In an open trial aimed at prevention, adolescents (N=13) who were identified as high risk for bipolar disorder, due to having a first-degree relative with BD, received IPSRT. Significant changes in sleep/circadian patterns (i.e. less weekend sleeping in and oversleeping) were observed. Families reported high satisfaction with IPSRT, yet, on average, participants attended about half of scheduled sessions. Missed sessions were primarily associated with parental BD illness severity.

=== Group Therapy ===
IPSRT was adapted for a group therapy setting; administered over 16 sessions, in a semi-structured format. Patients (N=22) made interpersonal goals, reflected on how they managed their illness, and empathized with fellow group members. Patients were encouraged to react to each other from their own experience, express their feelings about what was said, and to give constructive feedback. Patients spent significantly less time depressed in the year following treatment than they did in the year prior to treatment.

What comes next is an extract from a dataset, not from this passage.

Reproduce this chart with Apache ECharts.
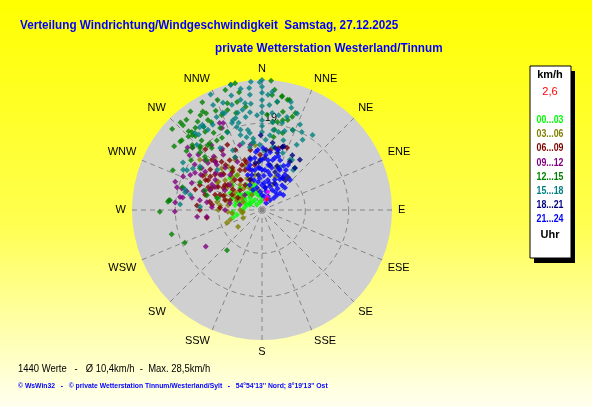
<!DOCTYPE html>
<html>
<head>
<meta charset="utf-8">
<title>Windrichtung/Windgeschwindigkeit</title>
<script src="https://cdn.jsdelivr.net/npm/echarts@6.0.0/dist/echarts.min.js"></script>
<style>
html, body { margin: 0; padding: 0; }
#chart { width: 592px; height: 407px; }
</style>
</head>
<body>
<div id="chart"></div>
<script>
// Punkte je Zeitraum als [km/h, Richtung in Grad]
const h00_03 = [[2.7,325],[3.7,315],[4.3,300],[4.8,320],[4.9,333],[5.5,307],[5.1,288],[3.4,345],[1.8,346],[1.6,315],
  [2.9,293],[3.8,280],[6.0,280],[7.9,298],[9.9,315],[9.4,324],[6.5,256],[4.2,270],[10.0,285],[6.4,329],[6.8,315],
  [2.2,0],[5.7,344],[11.0,323],[2.8,309],[3.6,290],[4.7,304],[5.9,297],[6.0,287],[4.4,323],[4.2,342],[3.1,352],
  [6.4,266],[5.6,259],[3.2,300],[5.0,315],[4.0,328],[6.2,305],[7.0,292],[5.2,336],[8.5,310]];
const h03_06 = [[15.4,318],[12.7,316],[9.0,313],[7.1,304],[10.0,280],[7.5,278],[4.8,270],[8.8,292],[4.5,293],[4.0,326],
  [7.7,335],[9.4,325],[7.8,349],[10.5,339],[9.1,302],[11.6,302],[14.7,302],[9.6,270],[6.6,264],[8.2,250],[6.4,235],
  [7.3,253],[4.5,247],[4.4,262],[9.2,276],[11.1,297],[17.5,309],[11.4,303],[7.5,267],[4.2,264],[5.9,292],[14.3,354],
  [10.0,19],[7.8,22],[5.9,22],[5.5,331],[7.3,319],[10.8,324],[10.4,309],[4.5,349],[12.2,291],[12.5,332],
  [8.5,308],[6.8,297],[9.8,318],[11.8,313],[6.2,320],[5.2,300],[8.0,285],[12.0,322],[6.5,340]];
const h06_09 = [[14.0,298],[12.7,321],[6.5,312],[10.8,288],[13.4,349],[12.2,262],[13.3,8],[14.7,22],[14.7,292],[15.3,287],
  [14.4,308],[12.0,310],[13.0,327],[8.9,318],[9.5,337],[8.4,285],[7.4,297],[7.1,338],[10.0,351],[15.5,315],[18.2,317],
  [10.0,331],[9.3,306],[10.9,298],[14.4,336],[15.8,326],[12.1,358],[14.0,15],[14.3,274],[6.6,326],[11.6,279],[14.7,316],
  [10.6,322],[10.8,336],[12.9,333],[16.2,332],[13.5,303],[11.5,313],[12.8,293],[9.8,300],[8.0,325],[11.0,342],
  [15.0,300],[13.8,320],[9.0,290],[7.8,305],[12.9,285],[11.0,276],[9.8,290],[9.8,304],[7.3,287],[5.9,297],[12.9,307],
  [13.5,299],[8.2,324],[11.3,325],[11.6,341],[9.2,273],[13.6,270],[12.0,294]];
const h09_12 = [[18.5,311],[16.8,299],[18.8,293],[20.0,288],[19.3,285],[16.5,291],[18.2,279],[19.1,269],[14.3,264],[14.7,237],
  [8.1,270],[7.2,282],[14.0,315],[16.1,305],[16.6,311],[14.8,325],[11.9,333],[20.5,312],[19.9,307],[18.2,285],[19.1,275],
  [12.2,263],[20.0,334],[21.2,334],[21.3,310],[20.9,336],[15.0,341],[14.5,350],[12.2,278],[11.0,273],[12.2,303],[9.2,298],
  [12.2,291],[13.8,279],[10.4,318],[5.0,311],[5.0,283],[9.2,343],[17.5,296],[15.5,300],[17.0,284],[13.5,288],
  [15.8,318],[18.0,322],[16.0,327],[13.0,309],[11.5,296],[17.8,304],[15.0,304],[15.7,311],[14.7,316],[11.7,311],
  [17.6,279],[15.6,280],[12.3,297],[12.3,319],[8.9,308]];
const h12_15 = [[28.3,346],[28.4,348],[26.3,349],[24.6,342],[24.3,347],[26.7,324],[23.2,341],[22.9,351],[28.4,4],[25.3,5],
  [25.2,10],[24.9,14],[23.9,8],[22.5,19],[20.2,13],[19.5,7],[25.2,329],[23.0,329],[22.6,337],[20.2,333],[23.3,311],
  [24.0,324],[22.3,325],[20.0,328],[18.1,331],[22.4,317],[20.2,319],[18.6,322],[26.2,317],[23.4,310],[22.8,315],[23.2,321],
  [24.5,330],[22.2,330],[18.2,327],[18.8,336],[20.5,312],[18.5,313],[16.3,312],[17.5,321],[18.1,286],[22.4,269],[20.7,275],
  [20.5,16],[18.8,21],[24.8,13],[25.4,10],[19.6,10],[17.8,9],[17.5,15],[16.2,9],[20.9,3],[20.5,255],[18.4,247],[11.7,221],
  [20.5,276],[14.9,294],[12.5,285],[10.2,285],[21.4,294],[23.6,317],[21.2,324],[18.5,320],[20.9,313],[13.2,289],
  [25.8,320],[27.0,331],[26.0,338],[24.0,335],[21.8,318],[19.5,316],[24.8,327],[27.5,343],[22.0,345],[21.0,308],
  [19.0,305],[23.8,306],[26.5,312],[26.5,6],[22.0,12],[21.5,18],[25.4,317],[23.0,318],[19.2,315],[17.1,313],
  [16.4,304],[20.3,276]];
const h15_18 = [[28.5,0],[28.2,355],[28.0,359],[27.0,0],[25.7,0],[24.1,0],[22.8,0],[21.3,0],[19.7,0],[18.4,0],[17.1,0],
  [26.9,354],[25.4,354],[23.4,354],[21.6,353],[24.6,349],[22.4,349],[20.7,350],[22.0,346],[20.7,342],[20.2,341],[27.7,336],
  [22.8,339],[22.7,334],[21.6,330],[21.2,326],[22.3,325],[21.6,320],[20.2,315],[18.2,345],[16.3,348],[15.0,353],[14.0,349],
  [25.3,3],[23.1,4],[21.4,6],[19.4,7],[17.7,8],[15.4,3],[21.1,10],[19.6,13],[21.1,15],[24.5,15],[23.3,16],[17.5,12],
  [16.0,17],[18.8,21],[19.2,27],[17.8,30],[16.2,28],[14.3,358],[19.8,34],[12.8,31],[10.2,23],[28.3,346],[25.4,335],
  [22.8,325],[22.4,319],[20.2,301],[18.6,298],[16.6,305],[17.3,283],[18.0,274],[13.2,312],[13.6,273],[12.6,29],[11.7,38],
  [17.8,350],[16.1,282],[18.6,336],[19.8,345],[23.7,351],[20.8,357],[26.0,345],[24.0,344],[23.0,338],[25.0,340],
  [27.0,350],[26.0,5],[24.0,8],[22.5,20],[20.5,24],[18.0,16],[16.5,6],[15.8,353],[13.0,2],[19.4,297],[17.5,285],
  [17.7,301],[22.7,323],[16.4,326],[14.6,334],[13.0,333],[21.0,344],[19.0,343],[17.1,344],[15.3,344],[17.1,351],
  [14.9,352],[14.0,10],[13.3,20],[11.1,38]];
const h18_21 = [[9.2,38],[8.3,38],[13.0,15],[14.5,18],[13.9,12],[14.8,19],[16.4,359],[11.7,38],[13.8,37],[13.7,29],
  [11.0,358],[10.4,352],[11.4,3],[10.0,10],[8.8,19],[7.7,354],[11.7,347],[13.2,4],[10.2,19],[14.9,9],[10.5,356],
  [6.5,25],[5.0,8],[7.2,340],[12.2,30],[14.5,18],[8.4,33]];
const h21_24 = [[11.0,0],[11.0,7],[11.8,14],[11.5,352],[10.2,345],[9.3,355],[8.8,4],[9.5,13],[9.6,24],[9.2,33],[8.0,344],
  [7.0,356],[6.7,11],[7.2,23],[7.0,39],[6.1,334],[5.0,347],[4.9,8],[4.9,27],[5.4,47],[3.3,0],[3.3,23],[3.7,45],[13.2,356],
  [12.8,8],[11.6,20],[11.4,30],[9.0,43],[5.5,0],[8.4,25],[8.9,350],[7.9,13],[8.8,0],[7.0,46],[4.6,45],[1.8,30],[2.8,39],
  [8.3,338],[10.0,8],[6.3,29],[9.0,346],[6.2,352],[7.5,3],[5.5,18],[8.3,32],[10.2,31],[12.1,4],[4.0,354],[6.8,345],
  [11.2,12],[5.7,55],[9.8,22],[10.8,26],[7.8,30],[6.0,5],[4.2,12],[8.5,9],[12.3,17],[9.2,357],[5.8,36],[3.0,10],
  [11.3,347],[12.8,354],[13.6,1],[13.6,15],[4.8,336],[9.7,342],[4.9,36],[6.1,15]];
const letzte = [[3.1,21],[2.3,17],[4.2,18]];
const aktuell = [[2.6,25]];

const zeitraeume = ['00...03', '03...06', '06...09', '09...12', '12...15', '15...18', '18...21', '21...24'];
const farben = ['#00ff00', '#808000', '#800000', '#800080', '#008000', '#008080', '#000080', '#0000ff'];
const punkte = [h00_03, h03_06, h06_09, h09_12, h12_15, h15_18, h18_21, h21_24];
const richtungen = ['N', 'NNE', 'NE', 'ENE', 'E', 'ESE', 'SE', 'SSE', 'S', 'SSW', 'SW', 'WSW', 'W', 'WNW', 'NW', 'NNW'];
const speedMax = 28.5;
const ringStep = 9.5;

const font = "'Liberation Sans', Arial, sans-serif";

let mychart = echarts.init(document.getElementById('chart'));

let series = punkte.map((d, i) => ({
    type: 'scatter',
    coordinateSystem: 'polar',
    name: zeitraeume[i],
    data: d,
    symbol: 'diamond',
    symbolSize: 6,
    itemStyle: { color: farben[i] },
    silent: true
}));
series.push({ type: 'scatter', coordinateSystem: 'polar', data: letzte, symbol: 'diamond', symbolSize: 5, itemStyle: { color: '#ff00ff' }, silent: true });
series.push({ type: 'scatter', coordinateSystem: 'polar', data: aktuell, symbol: 'diamond', symbolSize: 5, itemStyle: { color: '#ff0000' }, silent: true });

function txt(x, y, text, color, fnt, sx, align) {
    return {
        type: 'text', x: x, y: y, scaleX: sx || 1,
        style: { text: text, fill: color, font: fnt, textAlign: align || 'left', textVerticalAlign: 'middle' }
    };
}

let legendTexts = zeitraeume.map((t, i) => txt(550, 120 + i * 14.2, t, farben[i], 'bold 11px ' + font, 0.8, 'center'));

let option = {
    animation: false,
    backgroundColor: new echarts.graphic.LinearGradient(0, 0, 0, 1, [
        { offset: 0, color: '#ffff00' },
        { offset: 0.55, color: '#ffff50' },
        { offset: 1, color: '#fffff0' }
    ]),
    polar: { center: [262, 210], radius: 130 },
    angleAxis: {
        type: 'value', min: 0, max: 360, interval: 22.5,
        startAngle: 90, clockwise: true,
        axisLine: { show: false },
        axisTick: { show: false },
        axisLabel: {
            margin: 6, color: '#000', fontSize: 11, fontFamily: font,
            formatter: v => richtungen[Math.round(v / 22.5) % 16]
        },
        splitLine: { show: true, lineStyle: { color: '#858585', type: [5, 4], width: 1 } },
        splitArea: { show: false }
    },
    radiusAxis: {
        min: 0, max: speedMax, interval: ringStep,
        axisLine: { show: false },
        axisTick: { show: false },
        axisLabel: {
            color: '#000', fontSize: 11, fontFamily: font, margin: -15, verticalAlign: 'bottom',
            formatter: v => (v === 19 ? '19' : '')
        },
        splitLine: { show: true, lineStyle: { color: ['#858585', '#858585', '#858585', 'rgba(0,0,0,0)'], type: [5, 4], width: 1 } }
    },
    series: series,
    graphic: [
        { type: 'circle', z: -100, shape: { cx: 262, cy: 210, r: 130 }, style: { fill: '#d0d0d0' } },
        txt(20, 25, 'Verteilung Windrichtung/Windgeschwindigkeit  Samstag, 27.12.2025', '#0000ff', 'bold 13px ' + font, 0.9),
        txt(215, 48, 'private Wetterstation Westerland/Tinnum', '#0000ff', 'bold 13px ' + font, 0.9),
        { type: 'rect', shape: { x: 534, y: 71, width: 41, height: 192 }, style: { fill: '#000' } },
        { type: 'rect', shape: { x: 530, y: 66, width: 41, height: 192 }, style: { fill: '#fff', stroke: '#000', lineWidth: 1 } },
        txt(550, 75, 'km/h', '#000', 'bold 11px ' + font, 1, 'center'),
        txt(550, 92, '2,6', '#ff0000', '11px ' + font, 1, 'center'),
        ...legendTexts,
        txt(550, 235, 'Uhr', '#000', 'bold 11px ' + font, 1, 'center'),
        txt(18, 369, '1440 Werte   -   Ø 10,4km/h  -  Max. 28,5km/h', '#000', '11px ' + font, 0.86),
        txt(18, 386, "© WsWin32   -   © private Wetterstation Tinnum/Westerland/Sylt   -   54°54'13'' Nord; 8°19'13'' Ost", '#0000ff', 'bold 8px ' + font, 0.85)
    ]
};

mychart.setOption(option);
</script>
</body>
</html>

In another small trial, patients with BD who experiencing a depressive episode (N = 9) received six IPSRT-G sessions across two weeks. Topics of discussion in group included defining interpersonal focus area, defining target times for daily routines, discussing grief and medication adherence, addressing interpersonal disputes and role transitions, and reviewing IPSRT strategies and relapse prevention. Depressive symptoms improved significantly at the end of the treatment; improvements were maintained 10 weeks following treatment end.